### Dataset
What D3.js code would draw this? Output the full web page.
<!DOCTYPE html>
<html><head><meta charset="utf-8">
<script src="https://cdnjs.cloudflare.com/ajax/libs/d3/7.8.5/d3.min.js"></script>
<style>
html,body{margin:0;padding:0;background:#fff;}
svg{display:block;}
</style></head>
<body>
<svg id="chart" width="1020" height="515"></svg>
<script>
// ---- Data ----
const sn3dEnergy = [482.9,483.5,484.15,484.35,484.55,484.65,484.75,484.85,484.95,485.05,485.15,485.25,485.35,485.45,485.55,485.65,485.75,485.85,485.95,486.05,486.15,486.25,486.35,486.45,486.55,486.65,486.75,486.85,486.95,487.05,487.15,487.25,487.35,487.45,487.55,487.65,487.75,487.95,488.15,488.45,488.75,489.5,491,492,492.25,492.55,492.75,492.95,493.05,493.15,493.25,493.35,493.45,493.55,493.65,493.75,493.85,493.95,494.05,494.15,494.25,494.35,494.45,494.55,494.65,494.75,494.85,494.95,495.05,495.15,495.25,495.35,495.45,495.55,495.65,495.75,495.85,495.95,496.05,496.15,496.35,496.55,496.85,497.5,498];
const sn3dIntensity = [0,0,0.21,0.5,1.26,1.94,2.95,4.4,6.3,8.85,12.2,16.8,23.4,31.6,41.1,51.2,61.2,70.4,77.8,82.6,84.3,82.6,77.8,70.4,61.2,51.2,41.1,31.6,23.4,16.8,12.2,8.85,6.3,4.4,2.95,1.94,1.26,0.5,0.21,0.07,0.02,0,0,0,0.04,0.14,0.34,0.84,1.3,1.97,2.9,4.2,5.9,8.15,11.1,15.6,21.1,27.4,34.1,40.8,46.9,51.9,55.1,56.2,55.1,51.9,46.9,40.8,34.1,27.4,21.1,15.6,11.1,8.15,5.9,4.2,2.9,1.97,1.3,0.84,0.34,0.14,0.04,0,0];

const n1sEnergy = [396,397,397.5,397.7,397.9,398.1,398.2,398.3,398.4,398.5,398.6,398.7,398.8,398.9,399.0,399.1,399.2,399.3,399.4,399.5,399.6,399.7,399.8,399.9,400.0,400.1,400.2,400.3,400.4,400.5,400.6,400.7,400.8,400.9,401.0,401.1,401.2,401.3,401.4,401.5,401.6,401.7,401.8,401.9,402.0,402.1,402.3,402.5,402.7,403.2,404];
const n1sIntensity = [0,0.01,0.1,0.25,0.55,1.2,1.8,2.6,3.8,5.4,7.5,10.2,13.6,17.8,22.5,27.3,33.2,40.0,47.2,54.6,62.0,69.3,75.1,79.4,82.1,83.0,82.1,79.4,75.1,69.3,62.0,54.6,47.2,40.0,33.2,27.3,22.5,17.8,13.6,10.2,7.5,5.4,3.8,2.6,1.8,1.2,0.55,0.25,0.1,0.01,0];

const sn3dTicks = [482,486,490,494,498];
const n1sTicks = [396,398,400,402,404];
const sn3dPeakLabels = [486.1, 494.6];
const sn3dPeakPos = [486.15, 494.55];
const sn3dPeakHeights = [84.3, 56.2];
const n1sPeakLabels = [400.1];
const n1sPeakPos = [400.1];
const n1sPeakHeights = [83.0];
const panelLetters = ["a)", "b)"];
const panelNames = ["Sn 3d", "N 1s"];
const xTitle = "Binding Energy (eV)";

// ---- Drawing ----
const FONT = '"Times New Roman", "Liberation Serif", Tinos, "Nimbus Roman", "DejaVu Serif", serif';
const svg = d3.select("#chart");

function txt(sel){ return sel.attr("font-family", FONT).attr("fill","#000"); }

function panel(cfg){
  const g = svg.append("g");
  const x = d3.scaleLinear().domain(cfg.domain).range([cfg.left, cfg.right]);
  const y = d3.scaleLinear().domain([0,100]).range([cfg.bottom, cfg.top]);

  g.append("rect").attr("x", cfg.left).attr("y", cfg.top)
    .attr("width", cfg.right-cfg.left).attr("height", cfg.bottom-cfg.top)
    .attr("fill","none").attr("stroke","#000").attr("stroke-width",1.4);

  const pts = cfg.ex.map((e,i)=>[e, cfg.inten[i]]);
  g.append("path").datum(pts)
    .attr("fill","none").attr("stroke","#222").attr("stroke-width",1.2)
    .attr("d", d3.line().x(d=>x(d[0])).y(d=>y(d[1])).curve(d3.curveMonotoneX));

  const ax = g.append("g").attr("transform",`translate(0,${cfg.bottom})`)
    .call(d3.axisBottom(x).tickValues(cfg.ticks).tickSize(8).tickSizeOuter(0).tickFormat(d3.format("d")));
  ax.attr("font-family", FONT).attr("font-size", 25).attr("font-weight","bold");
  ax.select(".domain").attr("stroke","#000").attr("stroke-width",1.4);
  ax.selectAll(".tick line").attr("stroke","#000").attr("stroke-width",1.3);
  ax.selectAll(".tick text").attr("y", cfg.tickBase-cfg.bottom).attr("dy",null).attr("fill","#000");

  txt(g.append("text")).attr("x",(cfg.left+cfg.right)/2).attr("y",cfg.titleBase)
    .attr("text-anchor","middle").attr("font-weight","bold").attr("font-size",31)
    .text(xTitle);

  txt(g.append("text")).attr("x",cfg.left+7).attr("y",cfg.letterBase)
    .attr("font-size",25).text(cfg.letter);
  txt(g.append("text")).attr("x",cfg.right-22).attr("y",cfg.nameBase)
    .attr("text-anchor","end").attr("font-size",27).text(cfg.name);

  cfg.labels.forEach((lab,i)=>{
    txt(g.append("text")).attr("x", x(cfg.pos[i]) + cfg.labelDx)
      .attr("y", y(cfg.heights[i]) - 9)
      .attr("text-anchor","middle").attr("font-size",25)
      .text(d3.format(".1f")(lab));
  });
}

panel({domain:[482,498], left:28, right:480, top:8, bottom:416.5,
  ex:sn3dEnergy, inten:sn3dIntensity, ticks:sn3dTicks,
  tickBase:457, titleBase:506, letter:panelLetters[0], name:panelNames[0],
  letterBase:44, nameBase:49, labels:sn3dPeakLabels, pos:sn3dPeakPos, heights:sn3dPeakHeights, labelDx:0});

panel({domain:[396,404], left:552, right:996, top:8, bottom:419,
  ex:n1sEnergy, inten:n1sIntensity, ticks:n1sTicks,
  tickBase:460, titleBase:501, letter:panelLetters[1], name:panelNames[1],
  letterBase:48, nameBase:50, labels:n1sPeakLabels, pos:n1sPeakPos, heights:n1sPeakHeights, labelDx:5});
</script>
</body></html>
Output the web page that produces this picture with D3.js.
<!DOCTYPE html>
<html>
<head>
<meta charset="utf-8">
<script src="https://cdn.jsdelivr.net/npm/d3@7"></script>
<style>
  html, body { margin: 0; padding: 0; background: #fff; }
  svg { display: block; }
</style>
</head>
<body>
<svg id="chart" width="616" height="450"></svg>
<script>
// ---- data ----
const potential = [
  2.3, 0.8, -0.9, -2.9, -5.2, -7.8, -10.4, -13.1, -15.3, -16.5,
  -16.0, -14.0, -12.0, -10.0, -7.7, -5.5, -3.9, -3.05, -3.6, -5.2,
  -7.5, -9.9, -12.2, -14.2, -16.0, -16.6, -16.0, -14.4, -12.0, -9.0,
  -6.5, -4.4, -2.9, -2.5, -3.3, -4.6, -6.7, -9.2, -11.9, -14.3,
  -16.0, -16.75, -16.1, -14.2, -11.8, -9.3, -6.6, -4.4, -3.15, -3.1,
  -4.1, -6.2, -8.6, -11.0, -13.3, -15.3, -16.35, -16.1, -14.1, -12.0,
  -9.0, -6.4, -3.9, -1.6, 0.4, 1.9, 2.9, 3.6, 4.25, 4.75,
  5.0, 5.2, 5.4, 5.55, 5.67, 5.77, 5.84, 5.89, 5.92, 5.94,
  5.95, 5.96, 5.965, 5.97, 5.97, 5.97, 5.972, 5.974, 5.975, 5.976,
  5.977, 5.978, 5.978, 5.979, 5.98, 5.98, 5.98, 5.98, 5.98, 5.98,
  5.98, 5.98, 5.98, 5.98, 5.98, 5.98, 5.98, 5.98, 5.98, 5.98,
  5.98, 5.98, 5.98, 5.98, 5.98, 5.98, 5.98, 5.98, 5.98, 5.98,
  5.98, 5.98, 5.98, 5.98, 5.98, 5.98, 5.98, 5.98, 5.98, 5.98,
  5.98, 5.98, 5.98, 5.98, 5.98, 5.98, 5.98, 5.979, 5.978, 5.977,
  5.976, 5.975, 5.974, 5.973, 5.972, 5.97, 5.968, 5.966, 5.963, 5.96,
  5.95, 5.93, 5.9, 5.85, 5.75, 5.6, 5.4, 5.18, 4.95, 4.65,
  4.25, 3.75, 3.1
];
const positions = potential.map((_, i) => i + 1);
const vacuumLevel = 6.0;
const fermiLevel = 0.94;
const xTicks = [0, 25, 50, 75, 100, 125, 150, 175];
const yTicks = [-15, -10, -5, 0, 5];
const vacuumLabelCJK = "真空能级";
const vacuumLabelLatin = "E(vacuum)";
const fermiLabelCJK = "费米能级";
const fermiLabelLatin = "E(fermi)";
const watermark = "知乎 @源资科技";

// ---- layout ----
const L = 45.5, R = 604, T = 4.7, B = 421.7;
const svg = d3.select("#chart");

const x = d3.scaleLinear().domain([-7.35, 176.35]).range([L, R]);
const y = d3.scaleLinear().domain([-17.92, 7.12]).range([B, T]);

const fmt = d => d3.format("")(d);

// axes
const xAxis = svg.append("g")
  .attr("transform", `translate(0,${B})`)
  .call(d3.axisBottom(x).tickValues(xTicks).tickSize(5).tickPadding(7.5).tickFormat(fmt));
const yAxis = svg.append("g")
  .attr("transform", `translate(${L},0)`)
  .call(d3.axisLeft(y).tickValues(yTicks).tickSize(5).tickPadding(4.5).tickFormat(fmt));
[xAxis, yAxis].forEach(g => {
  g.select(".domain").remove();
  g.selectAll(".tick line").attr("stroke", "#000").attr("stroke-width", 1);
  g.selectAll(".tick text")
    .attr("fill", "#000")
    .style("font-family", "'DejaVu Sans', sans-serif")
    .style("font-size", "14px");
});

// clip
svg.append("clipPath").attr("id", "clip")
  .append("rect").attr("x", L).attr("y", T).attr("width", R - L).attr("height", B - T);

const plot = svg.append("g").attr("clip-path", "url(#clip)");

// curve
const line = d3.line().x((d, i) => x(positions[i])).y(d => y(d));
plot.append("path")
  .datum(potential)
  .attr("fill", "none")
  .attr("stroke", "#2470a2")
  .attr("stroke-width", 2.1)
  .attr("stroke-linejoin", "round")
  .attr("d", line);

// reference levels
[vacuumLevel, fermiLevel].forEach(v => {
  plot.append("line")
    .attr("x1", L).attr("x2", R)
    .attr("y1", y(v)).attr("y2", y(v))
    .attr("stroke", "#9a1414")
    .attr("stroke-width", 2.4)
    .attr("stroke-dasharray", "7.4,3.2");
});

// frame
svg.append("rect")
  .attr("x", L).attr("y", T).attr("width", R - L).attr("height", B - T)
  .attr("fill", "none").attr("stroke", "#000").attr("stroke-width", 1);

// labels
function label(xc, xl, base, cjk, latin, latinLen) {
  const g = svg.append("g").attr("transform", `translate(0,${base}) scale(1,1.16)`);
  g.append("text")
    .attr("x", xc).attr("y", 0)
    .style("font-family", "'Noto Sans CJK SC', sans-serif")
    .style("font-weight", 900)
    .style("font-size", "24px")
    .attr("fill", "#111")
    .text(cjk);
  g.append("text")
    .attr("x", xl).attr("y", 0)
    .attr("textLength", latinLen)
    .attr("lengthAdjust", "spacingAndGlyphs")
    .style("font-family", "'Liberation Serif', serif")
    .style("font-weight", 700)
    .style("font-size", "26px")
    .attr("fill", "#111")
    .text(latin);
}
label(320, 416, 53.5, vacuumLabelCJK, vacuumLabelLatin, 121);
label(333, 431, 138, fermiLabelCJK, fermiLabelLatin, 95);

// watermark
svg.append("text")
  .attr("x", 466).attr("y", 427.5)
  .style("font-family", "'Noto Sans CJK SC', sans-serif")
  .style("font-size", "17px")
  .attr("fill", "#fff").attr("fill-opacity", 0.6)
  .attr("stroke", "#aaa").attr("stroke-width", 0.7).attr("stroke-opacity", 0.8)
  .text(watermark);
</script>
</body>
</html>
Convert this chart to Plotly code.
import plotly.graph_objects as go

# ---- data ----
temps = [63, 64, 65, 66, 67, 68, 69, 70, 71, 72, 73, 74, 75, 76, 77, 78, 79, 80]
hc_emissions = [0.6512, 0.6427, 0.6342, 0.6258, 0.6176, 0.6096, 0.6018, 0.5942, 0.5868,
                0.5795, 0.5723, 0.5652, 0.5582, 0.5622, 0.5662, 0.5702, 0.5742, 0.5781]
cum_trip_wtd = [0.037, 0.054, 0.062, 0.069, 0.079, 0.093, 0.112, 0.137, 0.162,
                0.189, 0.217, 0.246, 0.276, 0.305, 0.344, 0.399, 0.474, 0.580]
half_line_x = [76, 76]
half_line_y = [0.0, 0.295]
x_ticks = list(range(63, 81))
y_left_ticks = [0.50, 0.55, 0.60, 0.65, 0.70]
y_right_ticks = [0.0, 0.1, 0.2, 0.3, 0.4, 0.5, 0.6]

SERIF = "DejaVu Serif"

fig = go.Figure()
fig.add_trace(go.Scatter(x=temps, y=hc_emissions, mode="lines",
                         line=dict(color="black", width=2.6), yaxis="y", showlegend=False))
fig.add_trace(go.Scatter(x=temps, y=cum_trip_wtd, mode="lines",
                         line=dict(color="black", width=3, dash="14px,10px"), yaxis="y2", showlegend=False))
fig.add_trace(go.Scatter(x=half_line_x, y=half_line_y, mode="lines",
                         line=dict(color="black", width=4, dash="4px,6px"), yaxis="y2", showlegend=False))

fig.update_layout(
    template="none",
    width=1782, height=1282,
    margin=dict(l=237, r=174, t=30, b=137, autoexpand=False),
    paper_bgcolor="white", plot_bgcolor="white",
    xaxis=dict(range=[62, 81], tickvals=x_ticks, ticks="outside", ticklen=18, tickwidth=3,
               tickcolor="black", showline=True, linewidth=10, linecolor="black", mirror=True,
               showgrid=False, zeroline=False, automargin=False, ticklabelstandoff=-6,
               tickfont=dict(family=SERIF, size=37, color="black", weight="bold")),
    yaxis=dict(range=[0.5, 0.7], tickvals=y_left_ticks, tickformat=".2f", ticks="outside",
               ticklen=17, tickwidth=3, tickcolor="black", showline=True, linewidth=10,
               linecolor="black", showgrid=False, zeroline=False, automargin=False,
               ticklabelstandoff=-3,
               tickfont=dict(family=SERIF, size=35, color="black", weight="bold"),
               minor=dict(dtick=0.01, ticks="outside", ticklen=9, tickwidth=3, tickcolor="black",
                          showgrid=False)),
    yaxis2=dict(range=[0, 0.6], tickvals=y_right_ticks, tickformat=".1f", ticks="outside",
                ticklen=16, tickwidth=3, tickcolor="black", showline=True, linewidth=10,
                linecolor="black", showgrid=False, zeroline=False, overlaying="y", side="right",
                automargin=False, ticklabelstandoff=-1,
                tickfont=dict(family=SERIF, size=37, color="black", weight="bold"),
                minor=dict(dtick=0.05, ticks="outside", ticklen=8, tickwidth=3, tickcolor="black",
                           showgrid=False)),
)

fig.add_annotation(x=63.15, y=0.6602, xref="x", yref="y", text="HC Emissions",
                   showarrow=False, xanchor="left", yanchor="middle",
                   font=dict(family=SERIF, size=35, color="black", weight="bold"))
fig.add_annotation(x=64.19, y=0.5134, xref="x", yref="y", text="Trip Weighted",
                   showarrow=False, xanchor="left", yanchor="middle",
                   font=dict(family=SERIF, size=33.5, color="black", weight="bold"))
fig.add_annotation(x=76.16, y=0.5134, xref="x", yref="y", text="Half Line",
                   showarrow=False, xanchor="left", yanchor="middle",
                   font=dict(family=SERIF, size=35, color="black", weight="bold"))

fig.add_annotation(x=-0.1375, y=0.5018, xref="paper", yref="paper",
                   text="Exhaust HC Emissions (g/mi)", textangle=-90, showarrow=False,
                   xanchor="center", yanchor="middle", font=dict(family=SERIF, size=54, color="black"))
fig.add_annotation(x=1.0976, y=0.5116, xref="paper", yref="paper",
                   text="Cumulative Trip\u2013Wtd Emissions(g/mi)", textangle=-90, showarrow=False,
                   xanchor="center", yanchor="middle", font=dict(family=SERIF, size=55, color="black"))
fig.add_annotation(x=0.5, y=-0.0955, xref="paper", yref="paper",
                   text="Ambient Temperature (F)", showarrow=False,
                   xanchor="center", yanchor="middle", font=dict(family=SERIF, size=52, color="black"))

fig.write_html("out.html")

### Exercise requirements
Exactly as written, return the lines from the line containing "Convert this chart to Plotly code." through the line containing "import plotly.graph_objects as go", both included.

### Solution to this exercise
Convert this chart to Plotly code.
import plotly.graph_objects as go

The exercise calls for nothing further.